Uhuru denied Ocampo's claims that he attended yet another meeting with Mungiki at State House the next day,November 26,2007. According to Ocampo, Head of Civil Service Francis Muthaura and leaders of the Mungiki also attended. Uhuru has said the meeting was for the youth to present their charter to the president. “I did not attend any meeting with Mungiki at State House on that date or any other date. The State House event was organized by the “Kibaki Tena” group and Kanu only had one representative there in the name of Badi Ali," he said.

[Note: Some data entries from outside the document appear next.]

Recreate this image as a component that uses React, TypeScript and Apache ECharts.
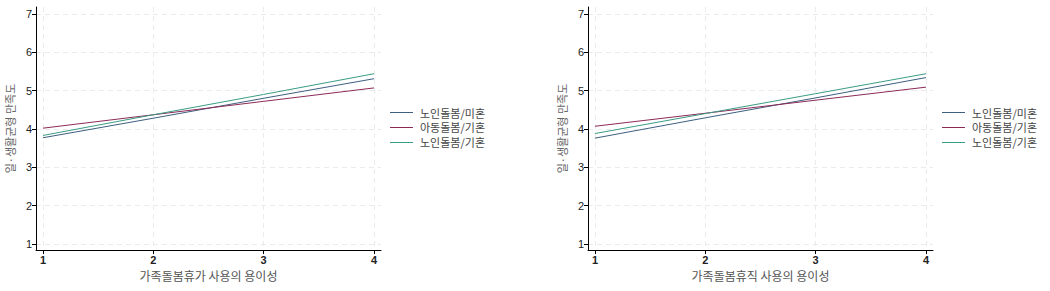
import React, { useEffect, useRef } from "react";
import * as echarts from "echarts";

const xValues = [1, 2, 3, 4];
const seriesNames = ["노인돌봄/미혼", "아동돌봄/기혼", "노인돌봄/기혼"];
const seriesColors = ["#3d5f80", "#8c2a57", "#3a9c84"];

// 가족돌봄휴가 (left panel)
const leftElderSingle = [3.77, 4.28, 4.8, 5.31];
const leftChildMarried = [4.02, 4.37, 4.72, 5.07];
const leftElderMarried = [3.83, 4.37, 4.9, 5.44];

// 가족돌봄휴직 (right panel)
const rightElderSingle = [3.76, 4.29, 4.81, 5.34];
const rightChildMarried = [4.07, 4.41, 4.75, 5.09];
const rightElderMarried = [3.88, 4.4, 4.92, 5.44];

const yTicks = [1, 2, 3, 4, 5, 6, 7];
const xTitleLeft = "가족돌봄휴가 사용의 용이성";
const xTitleRight = "가족돌봄휴직 사용의 용이성";
const yTitle = "일·생활균형 만족도";

const latin = "'Liberation Sans', Arial, sans-serif";
const korean = "'Noto Sans CJK KR', 'Liberation Sans', sans-serif";

function makeX(gridIndex: number, name: string) {
  return {
    type: "value",
    gridIndex,
    min: 0.937,
    max: 4.063,
    name,
    nameLocation: "middle",
    nameGap: 18,
    nameTextStyle: { fontFamily: korean, fontSize: 12, color: "#555" },
    axisLine: { show: true, onZero: false, lineStyle: { color: "#000", width: 1 } },
    axisTick: { show: true, length: 4, customValues: xValues, lineStyle: { color: "#000" } },
    axisLabel: { customValues: xValues, fontFamily: latin, fontSize: 11, color: "#222", margin: 4, fontWeight: "bold" },
    splitLine: { show: true, lineStyle: { color: "#ebebeb", type: [5, 4], width: 1 } },
  };
}

function makeY(gridIndex: number) {
  return {
    type: "value",
    gridIndex,
    min: 0.843,
    max: 7.18,
    name: yTitle,
    nameLocation: "middle",
    nameGap: 21,
    nameTextStyle: { fontFamily: korean, fontSize: 11, color: "#666" },
    axisLine: { show: true, onZero: false, lineStyle: { color: "#000", width: 1 } },
    axisTick: { show: true, length: 4, customValues: yTicks, lineStyle: { color: "#000" } },
    axisLabel: { customValues: yTicks, fontFamily: latin, fontSize: 11, color: "#222", margin: 4 },
    splitLine: { show: true, lineStyle: { color: "#ebebeb", type: [5, 4], width: 1 } },
  };
}

function makeSeries(name: string, values: number[], color: string, idx: number) {
  return {
    type: "line",
    name,
    xAxisIndex: idx,
    yAxisIndex: idx,
    data: xValues.map((x, i) => [x, values[i]]),
    symbol: "none",
    lineStyle: { color, width: 1 },
    itemStyle: { color },
    color,
  };
}

function makeLegend(left: number) {
  return {
    left,
    top: 107,
    orient: "vertical",
    icon: "rect",
    itemWidth: 23,
    itemHeight: 1,
    itemGap: 4,
    padding: 0,
    data: seriesNames,
    textStyle: { fontFamily: korean, fontSize: 11, color: "#444", padding: [0, 0, 0, 2] },
  };
}

export default function App() {
  const ref = useRef<HTMLDivElement>(null);
  useEffect(() => {
    if (!ref.current) return;
    const chart = echarts.init(ref.current, undefined, { renderer: "svg" });
    const leftData = [leftElderSingle, leftChildMarried, leftElderMarried];
    const rightData = [rightElderSingle, rightChildMarried, rightElderMarried];
    chart.setOption({
      animation: false,
      backgroundColor: "#fff",
      grid: [
        { left: 36, top: 7, width: 345, height: 243 },
        { left: 588, top: 7, width: 345, height: 243 },
      ],
      xAxis: [makeX(0, xTitleLeft), makeX(1, xTitleRight)],
      yAxis: [makeY(0), makeY(1)],
      legend: [makeLegend(390), makeLegend(942)],
      series: [
        ...seriesNames.map((n, i) => makeSeries(n, leftData[i], seriesColors[i], 0)),
        ...seriesNames.map((n, i) => makeSeries(n, rightData[i], seriesColors[i], 1)),
      ],
    });
    return () => chart.dispose();
  }, []);
  return (
    <div
      ref={ref}
      style={{ position: "absolute", left: 0, top: 0, width: 1050, height: 291 }}
    />
  );
}
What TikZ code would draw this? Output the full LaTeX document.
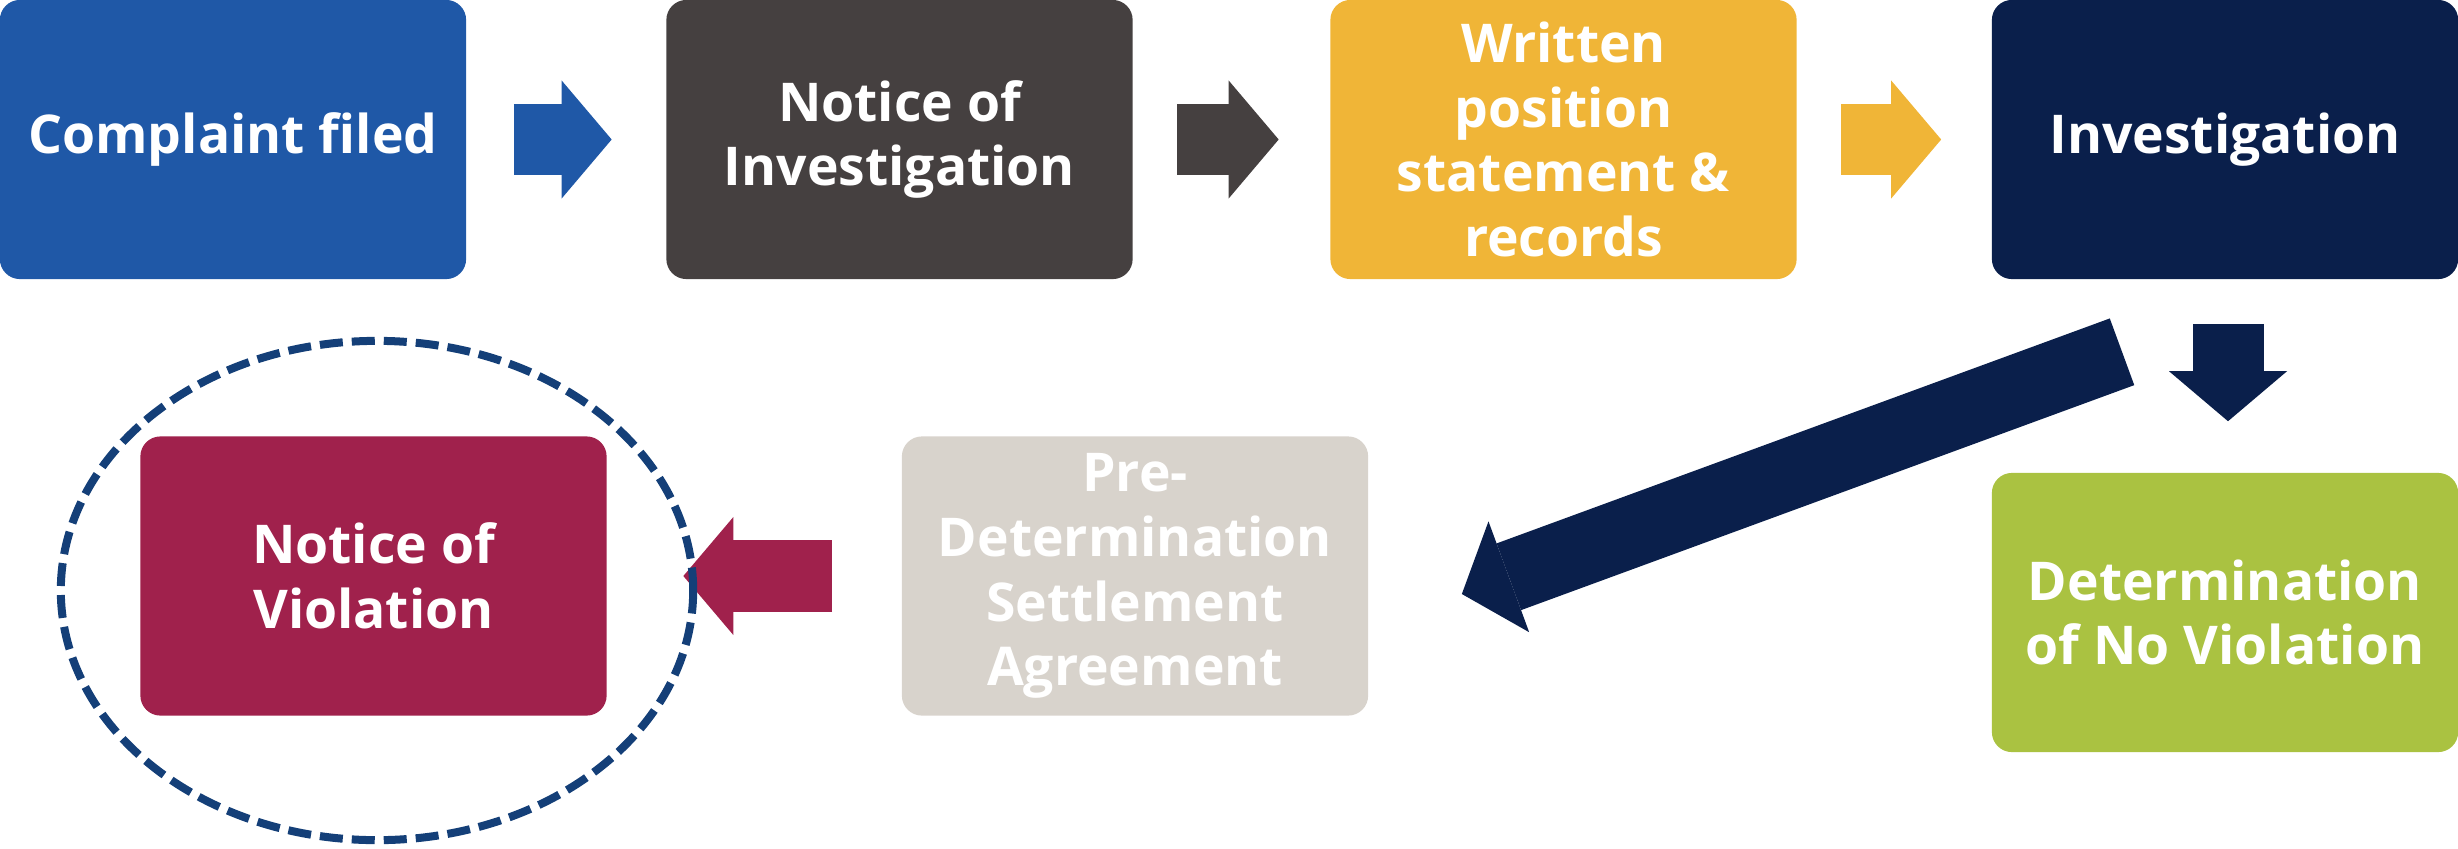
\documentclass[tikz,border=0pt]{standalone}
\usepackage{fontspec}
\setmainfont{Open Sans}
\usepackage{tikz}
\usetikzlibrary{arrows.meta}
\usetikzlibrary{positioning}
\usetikzlibrary{calc}
\definecolor{stepblue}{HTML}{1F58A7}
\definecolor{stepgray}{HTML}{454040}
\definecolor{stepgold}{HTML}{F0B537}
\definecolor{stepnavy}{HTML}{0A1F4B}
\definecolor{stepgreen}{HTML}{AAC241}
\definecolor{stepsand}{HTML}{D8D3CC}
\definecolor{stepwine}{HTML}{A0214C}
\definecolor{ringblue}{HTML}{143F78}
\tikzset{
    stage/.style={rectangle, rounded corners=0.2cm, fill=#1, text=white,
        minimum width=4.66cm, minimum height=2.79cm, inner sep=0pt,
        align=center, font=\fontsize{15.2}{18.4}\selectfont\bfseries},
    flow/.style={draw=#1, line width=0.71cm,
        -{Triangle[length=0.5cm, width=1.18cm, line width=0pt]}},
    ring/.style={draw=ringblue, line width=0.08cm, dash pattern=on 0.23cm off 0.09cm},
}

\begin{document}
\begin{tikzpicture}[x=0.01cm, y=-0.01cm]
\useasboundingbox (0,0) rectangle (2458,848);

% top row
\node[stage=stepblue]  (filed)   at (233,139.5)    {Complaint filed};
\node[stage=stepgray]  (notice)  at (899.5,139.5)  {Notice of\\Investigation};
\node[stage=stepgold]  (written) at (1563.5,139.5) {Written\\position\\statement \&\\records};
\node[stage=stepnavy]  (invest)  at (2225,139.5)   {Investigation};

% bottom row
\node[stage=stepgreen] (novio)   at (2225,612.5)   {Determination\\of No Violation};
\node[stage=stepsand]  (settle)  at (1135,576)     {Pre-\\Determination\\Settlement\\Agreement};
\node[stage=stepwine]  (violate) at (373.5,576)    {Notice of\\Violation};

\draw[flow=stepblue] ($(filed.east)+(47,0)$) -- ($(notice.west)+(-54,0)$);
\draw[flow=stepgray] ($(notice.east)+(44,0)$) -- ($(written.west)+(-51,0)$);
\draw[flow=stepgold] ($(written.east)+(44,0)$) -- ($(invest.west)+(-50,0)$);
\draw[flow=stepnavy] ($(invest.south)+(3,44)$) -- ($(novio.north)+(3,-51)$);
\draw[flow=stepnavy] ($(invest.south)+(-103,72)$) -- ($(settle.east)+(93,18)$);
\draw[flow=stepwine] ($(settle.west)+(-69,0)$) -- ($(violate.east)+(76,0)$);

% dashed ring round the last stage
\draw[ring] ($(violate.center)+(3.5,14.5)$) ellipse [x radius=3.16cm, y radius=2.495cm];
\end{tikzpicture}
\end{document}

He said from the clip played by the defence of the State House youth event, he could only recognize Ali and the current deputy ambassador to UN Habitat, Yvonne Khamati who was part of his campaign team. Uhuru said on November 26 when he is alleged to have been at State House with Mungiki leaders, he was at the KICC attending a PNU event which he recalled was 'marred with confusion and had to be abandoned."
Uhuru distanced himself from the Mungiki and denied being a member of the sect. He said the sect's support for his 2002 presidential bid was "unsolicited" and played a clip showing sect members burning his effigy and denouncing him for betraying them. He said he had throughout his political career denounced the Mungiki because of their criminal activities. He claimed the sect members had burnt his effigy as they blamed him for a state crackdown on sect members.
Questioned by Ocampo, Uhuru said he had no idea why sect members would want to implicate him in connection with the post election violence. He vehemently denied suggestions by Ocampo that Kanu had switched to Mungiki for support after loosing out on ethnic politics. This was a suggestion that was contained in an article authored in the early 200s by Prof Peter Kagwanja whom he describe as an employee and advisor of the PNU and not his advisor.
“Only the author of the article Prof Kagwanja can explain. Their (Mungiki) support was unsolicited and in fact they did not offer it. When they sought our party's candidacy we rejected them. We rejected Maina Njenga and Ndura Waruinge because we did not want to be associated with them,” he said.